Fast forward a few more years. Two of my cousins had become Christians. There was a split in the Finnish Lutheran church, with the Evangelicals leaving. They, along with the Pastor, began to meet in homes. This soon led to rumours among the Finnish community that it was a cult. Although I was only 13 at the time, I never saw any indications of that. I do think, though, that they started out well and went into a steady decline.
After a while, the adults would meet separately from the teens. The adults were continuing to be taught, but the teens were left to themselves. At the beginning, we would read the Bible, discuss things, and pray. After a while, we didn't even do that. We were good friends and had a lot of fun together. We didn't do anything worldly, but neither did we do anything Christian. Soon we were believers in name only, thinking we didn't need to be taught by anyone. We were arrogant in our ignorance. A dangerous combination.
As the years went on, some of the former teens married other Christians, but most married un-believers. They would no doubt tell you they are still Christians, but for most, it's an experience in the past, rather than a present lifestyle. If you try to talk about spiritual issues with all but a few, you get a wall. Not the typical response of someone who loves the Saviour.
Anyway, I must say that those teen years were both good and bad. They were good because I got serious about my commitment to Christ. I faced opposition about it, at home, but I knew I had found the pearl of great price. Jesus was the Lover of my Soul.
In spite of the lack of teaching I received, I read the Bible and learned through the powerful Word of God. By that time, I had a complete Bible, though it was only a paraphrase, called The Way. I had many questions about Baptism, which seemed to me to be commanded in Scripture, and about whether or not I could lose my salvation. I received conflicting answers. The focus on any teaching we did get was on the Rapture. The eschatalogical view they held was dispensational Pre-millenialism. I've since been convinced of Amillenialism, but I'm not sure how much of that is just a backlash against the unbalanced teaching I received.
Also, during that time, I knew that part of living as a Christian was not dating unbelievers. I was determined to wait for a Christian husband.
The bad side of those teen years was related to that lack of teaching. I didn't realize how much I didn't know. They were wasted years and I had a lot of catching up to do. But God was gracious.
When I moved to Toronto to get a job after my second year of nursing school, I met my husband. I was thrilled to learn he was a believer, since I was attracted to him, but disappointed, when I learned he attended church. I had been convinced only hypocrites attended church.
Eventually, I went with him. After the first sermon, I still didn't see what I was missing. To me, all I heard was the basic gospel message.
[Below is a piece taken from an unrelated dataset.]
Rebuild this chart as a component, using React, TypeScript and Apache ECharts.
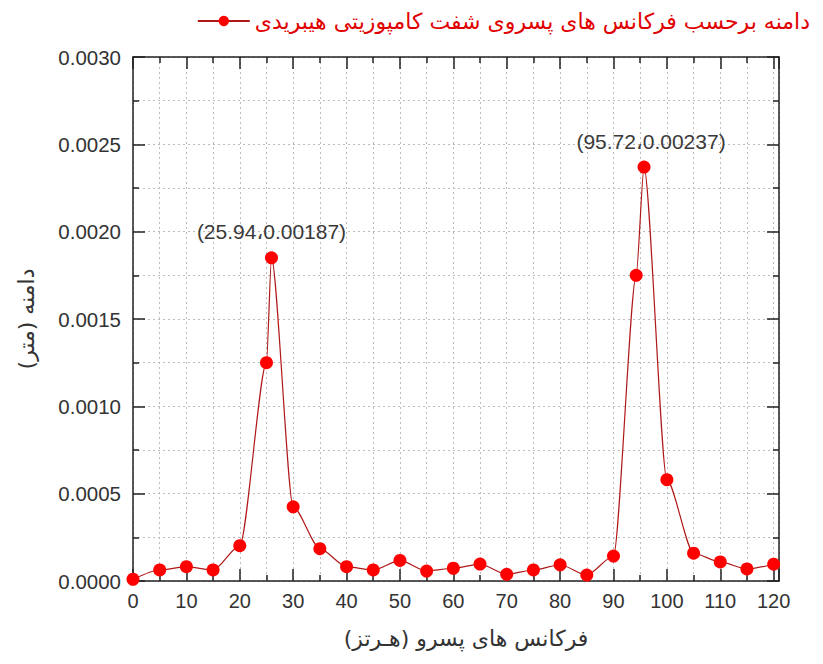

I was totally oblivious to the depth of the sermon because my understanding was so rudimentary. I began to ask questions, and this time, I got answers. I was baptized at age twenty and became a member.
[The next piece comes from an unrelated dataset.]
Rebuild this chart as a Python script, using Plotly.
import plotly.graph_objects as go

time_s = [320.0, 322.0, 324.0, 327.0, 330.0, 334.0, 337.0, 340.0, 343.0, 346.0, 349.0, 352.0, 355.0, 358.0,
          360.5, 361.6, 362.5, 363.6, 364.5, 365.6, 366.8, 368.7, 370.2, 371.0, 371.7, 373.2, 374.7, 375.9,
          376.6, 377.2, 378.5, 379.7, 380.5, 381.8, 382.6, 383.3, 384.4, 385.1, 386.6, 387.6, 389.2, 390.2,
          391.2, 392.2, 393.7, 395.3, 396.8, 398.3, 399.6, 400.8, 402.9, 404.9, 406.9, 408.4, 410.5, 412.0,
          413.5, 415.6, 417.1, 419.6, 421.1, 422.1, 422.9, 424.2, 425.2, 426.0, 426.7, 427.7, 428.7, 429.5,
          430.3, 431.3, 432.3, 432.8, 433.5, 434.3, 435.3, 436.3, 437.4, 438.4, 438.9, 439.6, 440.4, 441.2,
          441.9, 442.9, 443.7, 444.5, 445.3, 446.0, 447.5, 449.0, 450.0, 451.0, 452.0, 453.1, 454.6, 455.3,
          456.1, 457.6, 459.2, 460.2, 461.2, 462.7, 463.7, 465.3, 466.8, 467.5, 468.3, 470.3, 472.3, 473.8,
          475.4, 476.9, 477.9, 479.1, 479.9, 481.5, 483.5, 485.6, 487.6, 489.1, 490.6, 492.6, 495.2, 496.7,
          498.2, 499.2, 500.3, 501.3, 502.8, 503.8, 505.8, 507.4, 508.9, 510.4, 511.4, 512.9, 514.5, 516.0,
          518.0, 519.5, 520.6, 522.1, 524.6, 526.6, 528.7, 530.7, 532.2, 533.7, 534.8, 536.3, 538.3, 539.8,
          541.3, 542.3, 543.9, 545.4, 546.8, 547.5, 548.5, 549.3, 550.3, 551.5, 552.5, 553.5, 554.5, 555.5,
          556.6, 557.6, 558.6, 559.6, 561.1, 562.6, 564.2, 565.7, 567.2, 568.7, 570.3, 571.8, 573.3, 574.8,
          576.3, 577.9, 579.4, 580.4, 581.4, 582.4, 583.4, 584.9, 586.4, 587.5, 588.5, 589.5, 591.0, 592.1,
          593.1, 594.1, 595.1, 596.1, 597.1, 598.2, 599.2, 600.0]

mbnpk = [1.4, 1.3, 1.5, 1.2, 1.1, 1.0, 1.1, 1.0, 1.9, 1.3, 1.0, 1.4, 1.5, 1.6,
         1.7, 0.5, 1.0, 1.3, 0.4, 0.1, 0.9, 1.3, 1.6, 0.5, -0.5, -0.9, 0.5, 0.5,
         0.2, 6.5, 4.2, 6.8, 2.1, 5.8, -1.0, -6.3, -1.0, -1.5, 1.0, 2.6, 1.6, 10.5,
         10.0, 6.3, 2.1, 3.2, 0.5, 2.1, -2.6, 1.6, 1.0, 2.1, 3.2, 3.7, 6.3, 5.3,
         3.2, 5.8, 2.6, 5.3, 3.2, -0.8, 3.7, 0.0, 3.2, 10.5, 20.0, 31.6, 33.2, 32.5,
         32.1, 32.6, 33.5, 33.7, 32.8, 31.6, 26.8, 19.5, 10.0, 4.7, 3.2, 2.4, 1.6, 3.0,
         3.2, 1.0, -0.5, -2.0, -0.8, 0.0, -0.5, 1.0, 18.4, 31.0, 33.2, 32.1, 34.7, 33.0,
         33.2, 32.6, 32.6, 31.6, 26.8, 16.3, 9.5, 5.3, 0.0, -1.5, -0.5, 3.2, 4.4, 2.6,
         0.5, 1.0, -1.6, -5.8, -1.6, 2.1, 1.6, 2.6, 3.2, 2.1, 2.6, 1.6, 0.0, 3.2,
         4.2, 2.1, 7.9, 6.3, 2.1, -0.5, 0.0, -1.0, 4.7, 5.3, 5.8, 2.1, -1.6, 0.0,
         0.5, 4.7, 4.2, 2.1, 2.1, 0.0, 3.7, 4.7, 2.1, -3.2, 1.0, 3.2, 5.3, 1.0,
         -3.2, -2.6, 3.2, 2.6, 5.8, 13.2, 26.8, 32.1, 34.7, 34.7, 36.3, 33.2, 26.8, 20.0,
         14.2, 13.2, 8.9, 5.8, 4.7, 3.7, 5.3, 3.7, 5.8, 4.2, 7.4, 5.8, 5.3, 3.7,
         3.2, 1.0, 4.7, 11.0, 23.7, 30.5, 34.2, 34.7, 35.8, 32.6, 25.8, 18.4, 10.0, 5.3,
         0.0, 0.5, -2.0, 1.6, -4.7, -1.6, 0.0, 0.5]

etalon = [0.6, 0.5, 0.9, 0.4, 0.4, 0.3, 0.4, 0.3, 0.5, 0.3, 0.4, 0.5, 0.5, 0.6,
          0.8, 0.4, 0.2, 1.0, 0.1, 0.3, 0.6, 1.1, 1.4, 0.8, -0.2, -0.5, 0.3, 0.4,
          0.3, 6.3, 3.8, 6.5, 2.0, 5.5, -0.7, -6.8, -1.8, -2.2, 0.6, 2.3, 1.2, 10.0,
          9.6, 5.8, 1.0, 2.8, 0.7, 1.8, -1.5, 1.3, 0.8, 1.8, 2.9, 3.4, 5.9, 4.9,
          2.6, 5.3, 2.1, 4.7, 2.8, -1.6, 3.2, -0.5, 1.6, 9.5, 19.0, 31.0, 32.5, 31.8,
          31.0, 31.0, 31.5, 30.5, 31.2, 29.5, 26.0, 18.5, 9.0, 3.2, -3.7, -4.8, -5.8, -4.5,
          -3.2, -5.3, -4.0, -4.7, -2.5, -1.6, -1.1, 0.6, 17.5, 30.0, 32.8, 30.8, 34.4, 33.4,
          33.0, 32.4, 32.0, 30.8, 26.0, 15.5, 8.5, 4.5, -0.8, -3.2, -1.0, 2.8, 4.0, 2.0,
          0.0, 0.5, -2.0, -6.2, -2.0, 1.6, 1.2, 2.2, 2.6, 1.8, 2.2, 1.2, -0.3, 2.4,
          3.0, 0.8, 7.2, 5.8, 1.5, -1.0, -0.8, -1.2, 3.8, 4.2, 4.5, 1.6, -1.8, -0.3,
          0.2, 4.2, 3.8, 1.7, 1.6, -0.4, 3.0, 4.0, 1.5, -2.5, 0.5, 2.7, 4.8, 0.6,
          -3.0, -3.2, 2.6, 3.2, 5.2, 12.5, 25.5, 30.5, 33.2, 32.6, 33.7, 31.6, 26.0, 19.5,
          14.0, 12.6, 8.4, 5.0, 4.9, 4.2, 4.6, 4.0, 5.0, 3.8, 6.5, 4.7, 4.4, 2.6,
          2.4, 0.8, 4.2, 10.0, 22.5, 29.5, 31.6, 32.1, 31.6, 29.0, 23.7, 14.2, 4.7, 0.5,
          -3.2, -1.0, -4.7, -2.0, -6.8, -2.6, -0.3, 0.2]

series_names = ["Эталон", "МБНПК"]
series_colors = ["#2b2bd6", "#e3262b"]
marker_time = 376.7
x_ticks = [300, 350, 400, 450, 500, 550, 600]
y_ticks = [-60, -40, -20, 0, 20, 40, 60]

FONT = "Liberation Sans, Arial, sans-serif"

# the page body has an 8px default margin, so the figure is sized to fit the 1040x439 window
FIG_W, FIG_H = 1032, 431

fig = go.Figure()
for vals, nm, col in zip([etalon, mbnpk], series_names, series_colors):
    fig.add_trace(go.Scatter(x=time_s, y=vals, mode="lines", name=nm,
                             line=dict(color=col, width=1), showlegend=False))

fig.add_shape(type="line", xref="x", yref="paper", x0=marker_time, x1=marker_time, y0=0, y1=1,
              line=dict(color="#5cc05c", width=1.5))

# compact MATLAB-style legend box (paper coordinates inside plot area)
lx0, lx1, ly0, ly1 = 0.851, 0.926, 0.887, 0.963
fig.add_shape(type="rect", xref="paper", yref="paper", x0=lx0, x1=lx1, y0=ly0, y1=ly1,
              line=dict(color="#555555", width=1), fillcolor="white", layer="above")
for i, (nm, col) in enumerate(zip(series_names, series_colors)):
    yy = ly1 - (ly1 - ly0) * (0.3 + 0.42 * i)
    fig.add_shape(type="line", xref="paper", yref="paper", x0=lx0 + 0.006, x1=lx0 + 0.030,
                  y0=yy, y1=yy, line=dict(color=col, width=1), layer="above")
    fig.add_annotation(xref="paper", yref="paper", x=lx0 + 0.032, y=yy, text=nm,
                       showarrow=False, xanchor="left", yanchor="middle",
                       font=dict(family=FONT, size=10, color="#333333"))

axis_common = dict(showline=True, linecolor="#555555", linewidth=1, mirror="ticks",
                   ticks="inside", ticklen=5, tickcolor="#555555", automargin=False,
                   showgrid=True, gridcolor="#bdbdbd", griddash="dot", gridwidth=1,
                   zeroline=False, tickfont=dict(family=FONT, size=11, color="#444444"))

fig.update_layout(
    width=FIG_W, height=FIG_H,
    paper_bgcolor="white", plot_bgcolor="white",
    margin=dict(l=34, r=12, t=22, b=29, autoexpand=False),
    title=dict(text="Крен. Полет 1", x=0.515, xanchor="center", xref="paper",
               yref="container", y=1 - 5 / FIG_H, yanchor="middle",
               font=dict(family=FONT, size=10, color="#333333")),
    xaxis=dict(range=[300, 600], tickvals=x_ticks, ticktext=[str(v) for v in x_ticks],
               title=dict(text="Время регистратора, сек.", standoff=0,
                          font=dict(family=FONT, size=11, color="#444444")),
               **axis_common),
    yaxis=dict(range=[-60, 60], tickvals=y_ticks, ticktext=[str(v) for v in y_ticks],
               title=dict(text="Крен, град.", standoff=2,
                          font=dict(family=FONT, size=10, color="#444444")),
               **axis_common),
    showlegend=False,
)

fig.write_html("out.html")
About that time, our Pastor began to compare Calvinism with Arminianism. The lights went on. I compared the Scripture verses, asked more questions and read several books. I began to see that I couldn't lose my salvation BECAUSE I had been chosen before the foundation of the world. The doctrine of election became precious to me. The Sovereignty of God was a truth that gave God all the glory for my salvation. I knew that I didn't deserve to be saved, yet He set His love on me. Amazing Grace!
As I was playing catch up, I had a hunger to learn. I began to read, mostly books from the church library since we couldn't afford much back then. I wanted to know the Christian view toward social issues, like abortion, war, captial punishment, and euthanasia. I wanted to learn church history, apologetics, systematic theology. I read biographies, missionary stories and Bible studies. I took notes during sermons, and I loved to talk about the Saviour. I actually preferred to sit with the men, because they would talk about things of substance. The women, unfortunately, only spoke about babies, and recipes, and household stuff. I wasn't trying to be snobbish, I just wanted to learn. I was a late bloomer, and didn't feel I had time for trivial pursuits.
I read books on my role as a Christian wife, and then, when we had children, on my role as a parent.
I had gone from being an anti-intellectual, to someone hungry to learn. I began to see that what I DIDN'T know could fill a library, or two, or three.
My favourite hyumn became, And Can It Be? by Charles Wesley, because it said,
"And can it be, that I should gain an interest in the Saviour's blood?"
That's how I felt. There was no one more surprised than me that God had taken this unteachable teen and turned her into a teachable woman...with miles to go.
Yet, it was not the deep theology that saved me all those years ago. It was the simple gospel message. Simple enough for a child to understand, yet with a depth that cannot be plumbed in a lifetime of study. The great inexhaustible subject is God Himself, the Lover of my soul.